More likely, however, it will help the Bush cause by playing into his strongest re-election asset: the perception by voters that he is more likely to keep the country safe than Mr Kerry. The New York Times and The Washington Post leaned to the view that the beneficiary would be Mr Bush, if only because Americans would not allow the mocking of their President by Bin Laden to go unanswered. But then again, voters may yet haughtily ignore this blatant foreign interference into US domestic policies.

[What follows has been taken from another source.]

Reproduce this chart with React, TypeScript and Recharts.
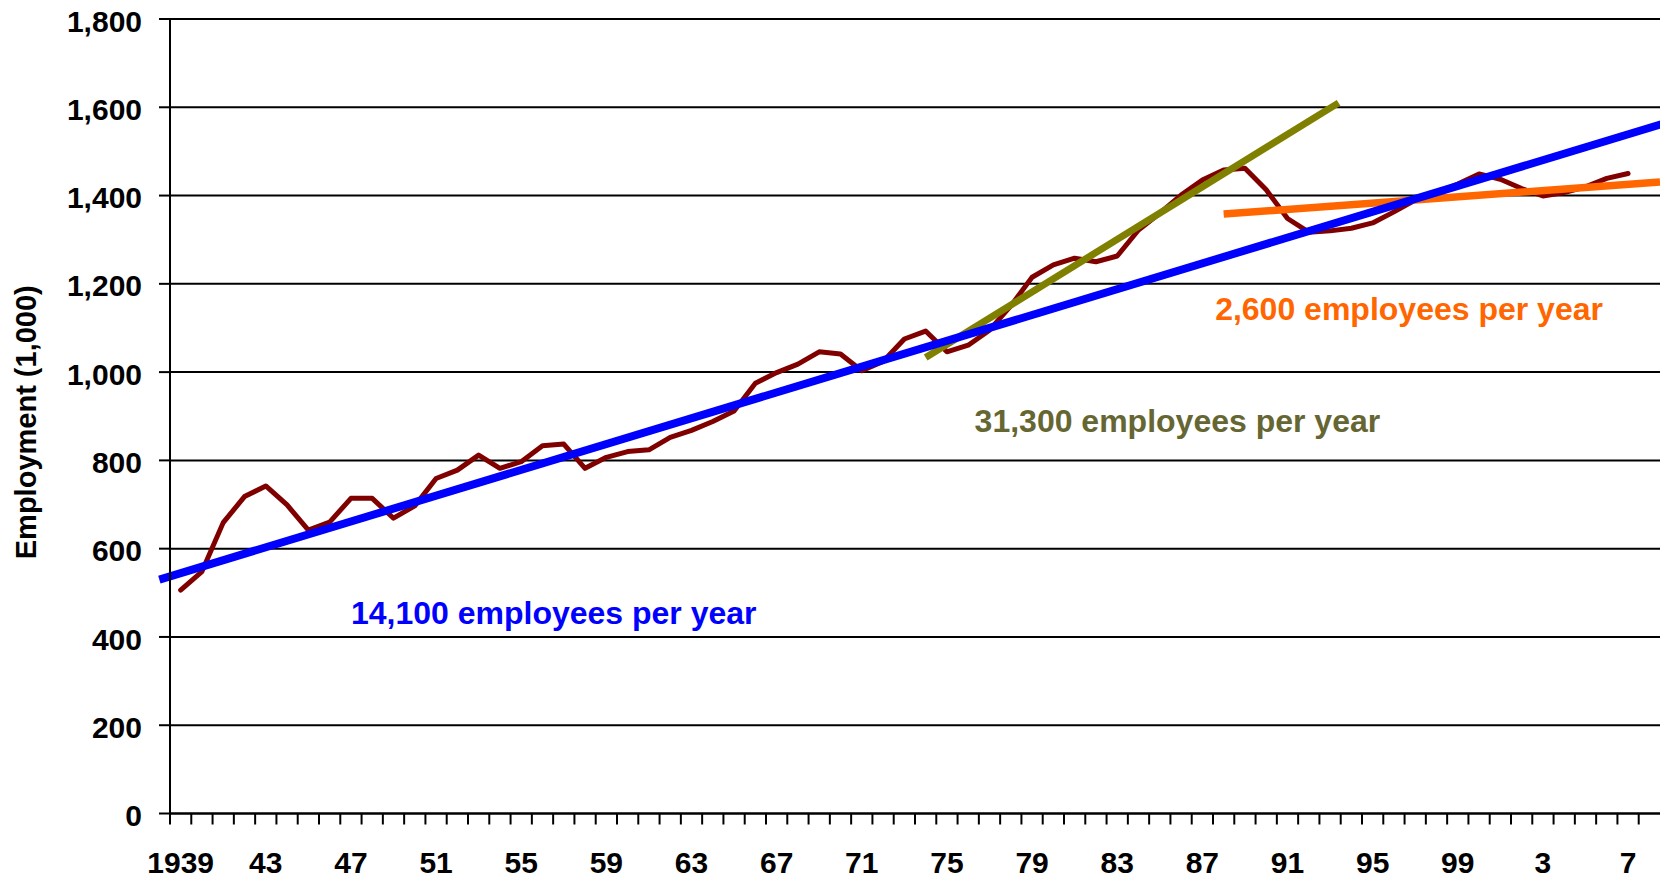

And even the video may not be the last "October surprise". In Iraq, where eight US marines died yesterday, a bloody battle for Fallujah may be about to begin, with unpredictable effects on the final stages of the campaign. In short, no one can be sure of anything - in Canton or anywhere else. "This is wide open. I've never seen anything like this before," said Ms Goshay.

She was speaking before the author of the 9/11 terrorist attacks injected himself into proceedings, but her words are as true now - not only about her homely, uncannily representative corner of Ohio, but about all America as well.